Records with drawing code:
^^^^

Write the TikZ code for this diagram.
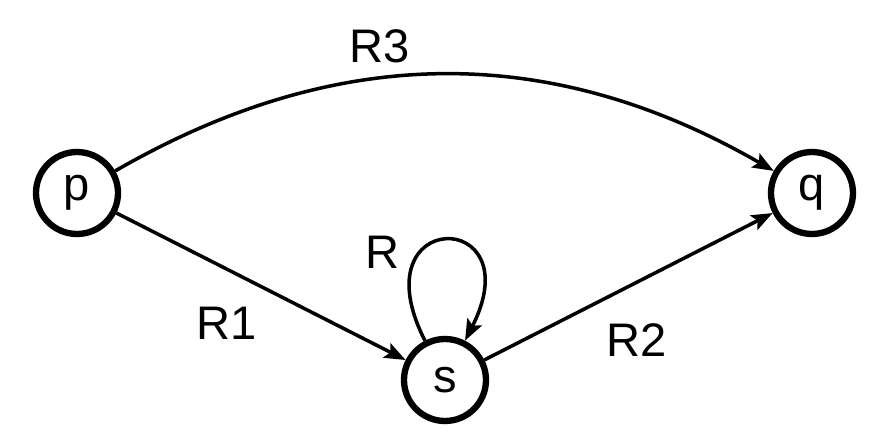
\documentclass[tikz,border=0pt]{standalone}
\usepackage{fontspec}
\setmainfont{Liberation Sans}
\usetikzlibrary{arrows.meta,automata,positioning}

\begin{document}
\begin{tikzpicture}[->,>={Stealth[length=6pt,width=4.6pt,inset=1.2pt]},auto,
                    line width=1pt, font=\fontsize{13.4}{16}\selectfont]
	  \tikzstyle{every state}=[fill=white,draw=black,text=black,line width=1.8pt,
	                           minimum size=0.82cm,inner sep=0pt]
	  \useasboundingbox (-0.77,-2.51) rectangle (8.02,1.93);

	  \node[state] 		   (p)                    	{p};
	  \node[state]         (q) [right of=p, node distance=7.35cm] 	{q};
	  \node[state]         (s) at (3.68,-1.87) 		{s};

	  % labels of the relations
	  \node (r3) at (3.03,1.47) {R3};
	  \node (r1) at (1.50,-1.30) {R1};
	  \node (r2) at (5.60,-1.47) {R2};
	  \node (r) at (3.06,-0.59) {R};

	  \path (p) edge[bend left=30] (q)
	  (p) edge (s)
	  (s) edge (q)
	  (s) edge[loop, out=117, in=63, min distance=1.5cm] (s);
	\end{tikzpicture}
\end{document}
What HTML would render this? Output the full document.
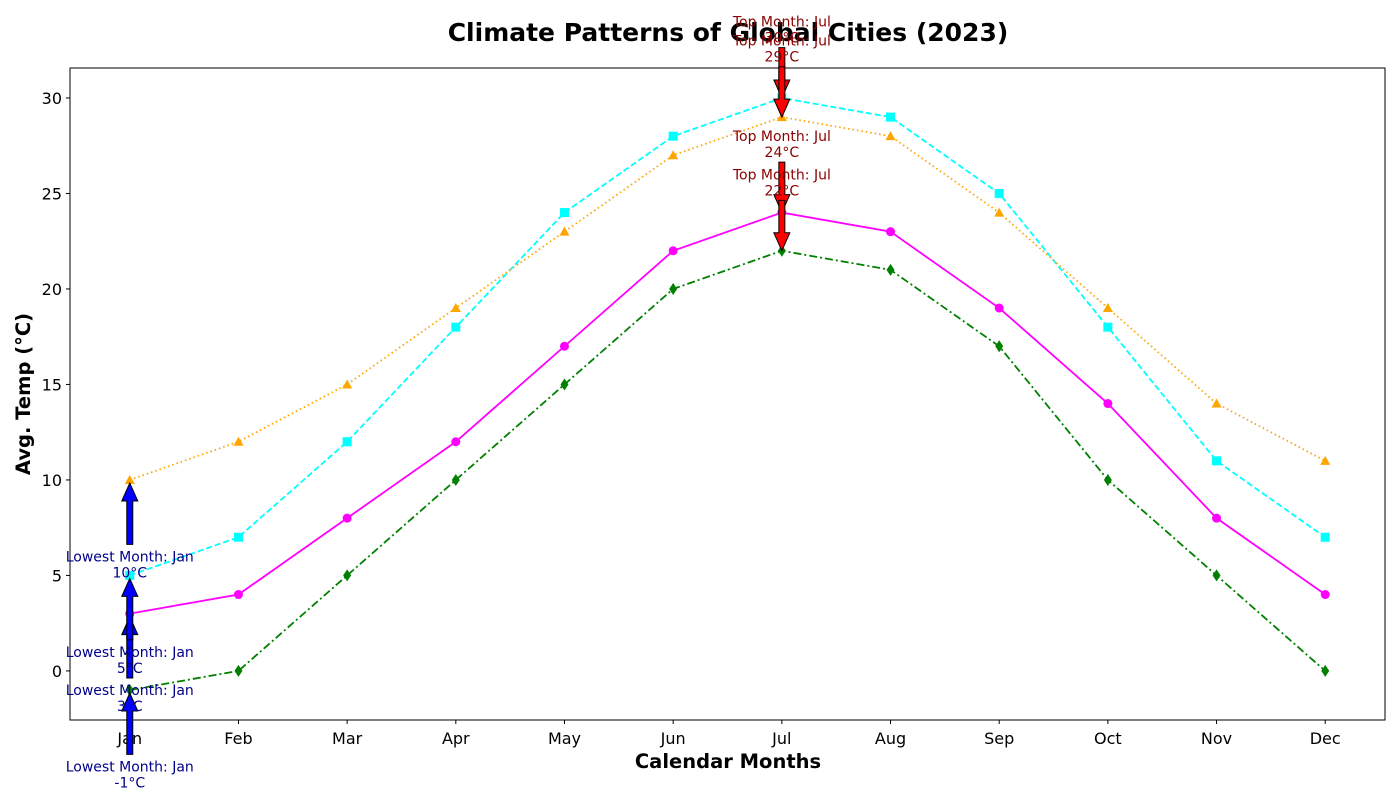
<!DOCTYPE html>
<html><head><meta charset="utf-8"><style>
body{margin:0;background:#fff;font-family:"DejaVu Sans",sans-serif}
svg text{font-family:"DejaVu Sans","Liberation Sans",sans-serif}
</style></head><body>
<svg id="chart" width="1400" height="800" xmlns="http://www.w3.org/2000/svg"></svg>
<script>
const months=["Jan","Feb","Mar","Apr","May","Jun","Jul","Aug","Sep","Oct","Nov","Dec"];
const cityA=[3,4,8,12,17,22,24,23,19,14,8,4];
const cityB=[5,7,12,18,24,28,30,29,25,18,11,7];
const cityC=[10,12,15,19,23,27,29,28,24,19,14,11];
const cityD=[-1,0,5,10,15,20,22,21,17,10,5,0];
const yTicks=[0,5,10,15,20,25,30];
const series=[
 {name:"city-a",vals:cityA,color:"magenta",dash:"",marker:"circle"},
 {name:"city-b",vals:cityB,color:"cyan",dash:"6,3",marker:"square"},
 {name:"city-c",vals:cityC,color:"orange",dash:"1.5,3",marker:"triangle"},
 {name:"city-d",vals:cityD,color:"green",dash:"8,3,2,3",marker:"diamond"}];
const L=70,R=1385,T=68,B=720,xmin=-0.55,xmax=11.55,ymin=-2.57,ymax=31.57;
const X=i=>L+(i-xmin)/(xmax-xmin)*(R-L);
const Y=v=>B-(v-ymin)/(ymax-ymin)*(B-T);
const svg=document.getElementById('chart');const NS="http://www.w3.org/2000/svg";
function el(t,a,p){const e=document.createElementNS(NS,t);for(const k in a)e.setAttribute(k,a[k]);(p||svg).appendChild(e);return e;}
function txt(s,a,p){const e=el('text',a,p);e.textContent=s;return e;}
let t=txt("Climate Patterns of Global Cities (2023)",{x:728,y:41,"text-anchor":"middle","font-size":25,"font-weight":"bold"});

const frame=el('rect',{x:L,y:T,width:R-L,height:B-T,fill:"none",stroke:"#000","stroke-width":1});

months.forEach((m,i)=>{el('line',{x1:X(i),x2:X(i),y1:B,y2:B+4,stroke:"#000"});
 const e=txt(m,{x:X(i),y:B+24,"text-anchor":"middle","font-size":16});
 });
yTicks.forEach(v=>{el('line',{x1:L-4,x2:L,y1:Y(v),y2:Y(v),stroke:"#000"});
 const e=txt(String(v),{x:L-8,y:Y(v)+6,"text-anchor":"end","font-size":16});
 });
t=txt("Calendar Months",{x:728,y:768,"text-anchor":"middle","font-size":19.5,"font-weight":"bold"});

t=txt("Avg. Temp (°C)",{x:30,y:394,"text-anchor":"middle","font-size":19.5,"font-weight":"bold",transform:"rotate(-90 30 394)"});

series.forEach(s=>{
 const g=el('g',{});
 el('polyline',{points:s.vals.map((v,i)=>X(i)+","+Y(v)).join(" "),fill:"none",stroke:s.color,"stroke-width":1.8,"stroke-dasharray":s.dash},g);
 s.vals.forEach((v,i)=>{const x=X(i),y=Y(v);let m;
  if(s.marker=="circle")m=el('circle',{cx:x,cy:y,r:4.5,fill:s.color},g);
  else if(s.marker=="square")m=el('rect',{x:x-4.5,y:y-4.5,width:9,height:9,fill:s.color},g);
  else if(s.marker=="triangle")m=el('polygon',{points:`${x},${y-5} ${x-5},${y+4} ${x+5},${y+4}`,fill:s.color},g);
  else m=el('polygon',{points:`${x},${y-6} ${x-4},${y} ${x},${y+6} ${x+4},${y}`,fill:s.color},g);
  });
});
function arrow(x,y1,y2,col){const d=y2>y1?1:-1;const hl=18,hw=8,sw=3;const hy=y2-d*hl;
 const a=el('polygon',{points:`${x-sw},${y1} ${x+sw},${y1} ${x+sw},${hy} ${x+hw},${hy} ${x},${y2} ${x-hw},${hy} ${x-sw},${hy}`,fill:col,stroke:"#000","stroke-width":1});
 return a;}
series.forEach(s=>{
 let mi=0,ma=0;s.vals.forEach((v,i)=>{if(v>s.vals[ma])ma=i;if(v<s.vals[mi])mi=i;});
 let v=s.vals[ma],ty=Y(v+4);
 let a=arrow(X(ma),ty+26,Y(v),"red");
 let e=txt("Top Month: "+months[ma],{x:X(ma),y:ty+5,"text-anchor":"middle","font-size":14,fill:"#8b0000"});
 
 txt(v+"°C",{x:X(ma),y:ty+21,"text-anchor":"middle","font-size":14,fill:"#8b0000"});
 v=s.vals[mi];ty=Y(v-4);
 a=arrow(X(mi),ty-12,Y(v)+3,"blue");
 e=txt("Lowest Month: "+months[mi],{x:X(mi),y:ty+5,"text-anchor":"middle","font-size":14,fill:"#00008b"});
 
 txt(v+"°C",{x:X(mi),y:ty+21,"text-anchor":"middle","font-size":14,fill:"#00008b"});
});
</script>
</body></html>
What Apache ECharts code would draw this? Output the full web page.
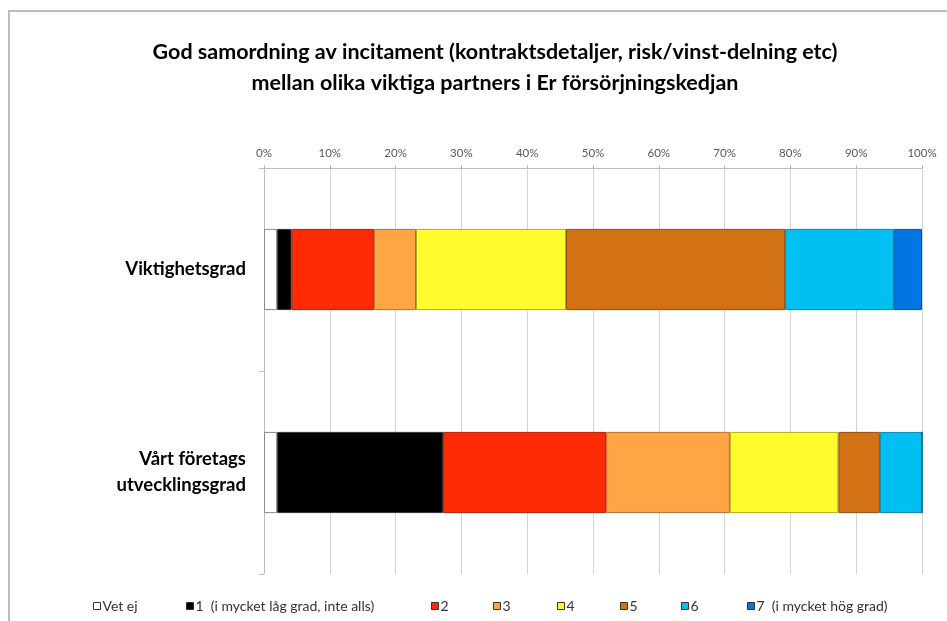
<!DOCTYPE html>
<html>
<head>
<meta charset="utf-8">
<script src="https://cdn.jsdelivr.net/npm/echarts@6/dist/echarts.min.js"></script>
<style>
  html, body { margin: 0; padding: 0; background: #fff; }
  #chart { width: 947px; height: 621px; }
</style>
</head>
<body>
<div id="chart"></div>
<script>
// Survey answers, share of respondents (%) per rating
const categories = ['Viktighetsgrad', 'Vårt företags\nutvecklingsgrad'];
const seriesNames = ['Vet ej', '1  (i mycket låg grad, inte alls)', '2', '3', '4', '5', '6', '7  (i mycket hög grad)'];
const vetEj  = [2.0, 2.0];
const grad1  = [2.2, 25.2];
const grad2  = [12.5, 24.8];
const grad3  = [6.4, 18.8];
const grad4  = [22.8, 16.5];
const grad5  = [33.3, 6.3];
const grad6  = [16.5, 6.4];
const grad7  = [4.3, 0];
const xTicks = [0, 10, 20, 30, 40, 50, 60, 70, 80, 90, 100];

const values = [vetEj, grad1, grad2, grad3, grad4, grad5, grad6, grad7];
const colors = ['#ffffff', '#000000', '#ff2b06', '#ffa545', '#fffc2e', '#d37215', '#00bff2', '#0077e0'];
const borders = ['#888888', '#333333', '#b01e04', '#b07030', '#b0ad20', '#8f4e0e', '#0a84a8', '#0a4f96'];
const legendX = [88, 181, 426, 488, 552, 615, 676, 742];

const chart = echarts.init(document.getElementById('chart'));

const font = 'Lato, "Open Sans", sans-serif';

chart.setOption({
  animation: false,
  backgroundColor: '#ffffff',
  textStyle: { fontFamily: font },
  title: {
    text: 'God samordning av incitament (kontraktsdetaljer, risk/vinst-delning etc)\nmellan olika viktiga partners i Er försörjningskedjan',
    left: 490,
    top: 32,
    textAlign: 'center',
    textStyle: { fontFamily: font, fontSize: 21.5, fontWeight: 'bold', color: '#000', lineHeight: 31 }
  },
  graphic: [{
    type: 'rect',
    shape: { x: 9, y: 11, width: 1000, height: 700 },
    style: { fill: 'none', stroke: '#bdbdbd', lineWidth: 2 },
    silent: true
  }],
  legend: seriesNames.map((name, i) => ({
    data: [name],
    left: legendX[i],
    top: 594,
    icon: 'rect',
    itemWidth: 7,
    itemHeight: 7,
    itemGap: 0,
    selectedMode: false,
    itemStyle: { borderColor: '#333', borderWidth: 1 },
    textStyle: { fontFamily: font, fontSize: 14, color: '#333', padding: [0, 0, 0, -3] }
  })),
  grid: { left: 264, right: 25, top: 168, bottom: 47, containLabel: false },
  xAxis: {
    type: 'value',
    position: 'top',
    min: 0,
    max: 100,
    interval: 10,
    data: xTicks,
    axisLine: { show: true, lineStyle: { color: '#bdbdbd' } },
    axisTick: { show: true, length: 3, lineStyle: { color: '#bdbdbd' } },
    splitLine: { show: true, lineStyle: { color: '#d4d4d4' } },
    axisLabel: { formatter: '{value}%', color: '#595959', fontSize: 11.5, margin: 9, fontFamily: font }
  },
  yAxis: {
    type: 'category',
    inverse: true,
    data: categories,
    axisLine: { show: true, lineStyle: { color: '#bdbdbd' } },
    axisTick: { show: true, length: 5, lineStyle: { color: '#bdbdbd' } },
    axisLabel: { color: '#000', fontSize: 18.5, fontWeight: 'bold', margin: 18, lineHeight: 26, fontFamily: font, align: 'right' }
  },
  series: seriesNames.map((name, i) => ({
    name: name,
    type: 'bar',
    stack: 'total',
    barWidth: '40%',
    data: values[i],
    itemStyle: { color: colors[i], borderColor: borders[i], borderWidth: 1 },
    emphasis: { disabled: true }
  }))
});
</script>
</body>
</html>
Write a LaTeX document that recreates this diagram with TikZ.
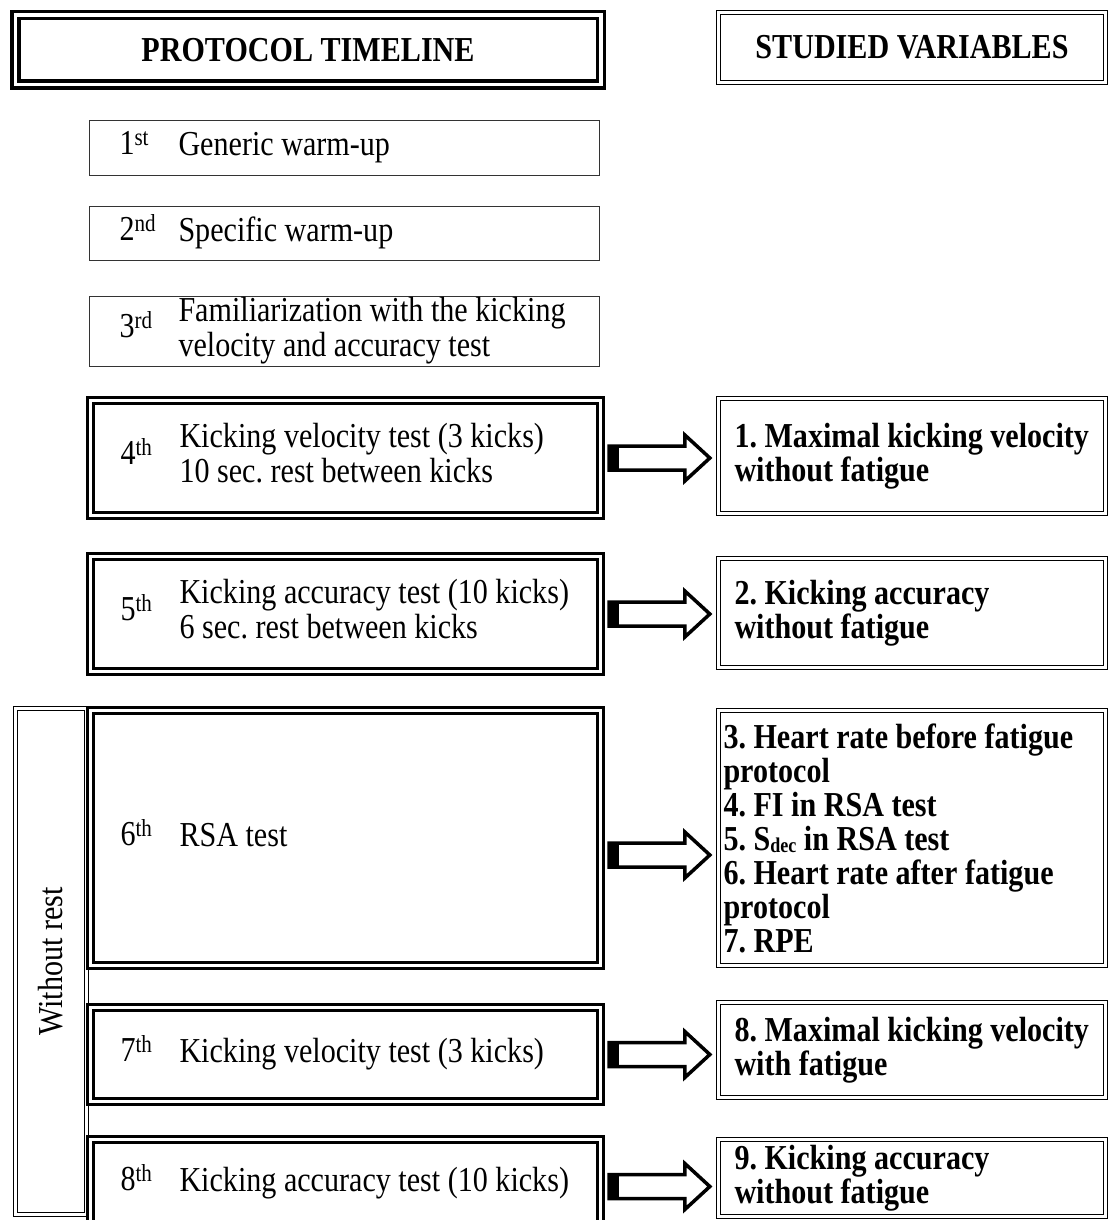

^^^^

Skip every picture. Repeat the lines from the one with "What Apache ECharts" through the one with "const chart = echarts.init(document.getElementById('chart'));", both ends included.

What Apache ECharts code would draw this? Output the full web page.
<!DOCTYPE html>
<html>
<head>
<meta charset="utf-8">
<script src="https://cdn.jsdelivr.net/npm/echarts@6/dist/echarts.min.js"></script>
<style>
  html, body { margin: 0; padding: 0; background: #fff; }
  #chart { width: 947px; height: 621px; }
</style>
</head>
<body>
<div id="chart"></div>
<script>
// Survey answers, share of respondents (%) per rating
const categories = ['Viktighetsgrad', 'Vårt företags\nutvecklingsgrad'];
const seriesNames = ['Vet ej', '1  (i mycket låg grad, inte alls)', '2', '3', '4', '5', '6', '7  (i mycket hög grad)'];
const vetEj  = [2.0, 2.0];
const grad1  = [2.2, 25.2];
const grad2  = [12.5, 24.8];
const grad3  = [6.4, 18.8];
const grad4  = [22.8, 16.5];
const grad5  = [33.3, 6.3];
const grad6  = [16.5, 6.4];
const grad7  = [4.3, 0];
const xTicks = [0, 10, 20, 30, 40, 50, 60, 70, 80, 90, 100];

const values = [vetEj, grad1, grad2, grad3, grad4, grad5, grad6, grad7];
const colors = ['#ffffff', '#000000', '#ff2b06', '#ffa545', '#fffc2e', '#d37215', '#00bff2', '#0077e0'];
const borders = ['#888888', '#333333', '#b01e04', '#b07030', '#b0ad20', '#8f4e0e', '#0a84a8', '#0a4f96'];
const legendX = [88, 181, 426, 488, 552, 615, 676, 742];

const chart = echarts.init(document.getElementById('chart'));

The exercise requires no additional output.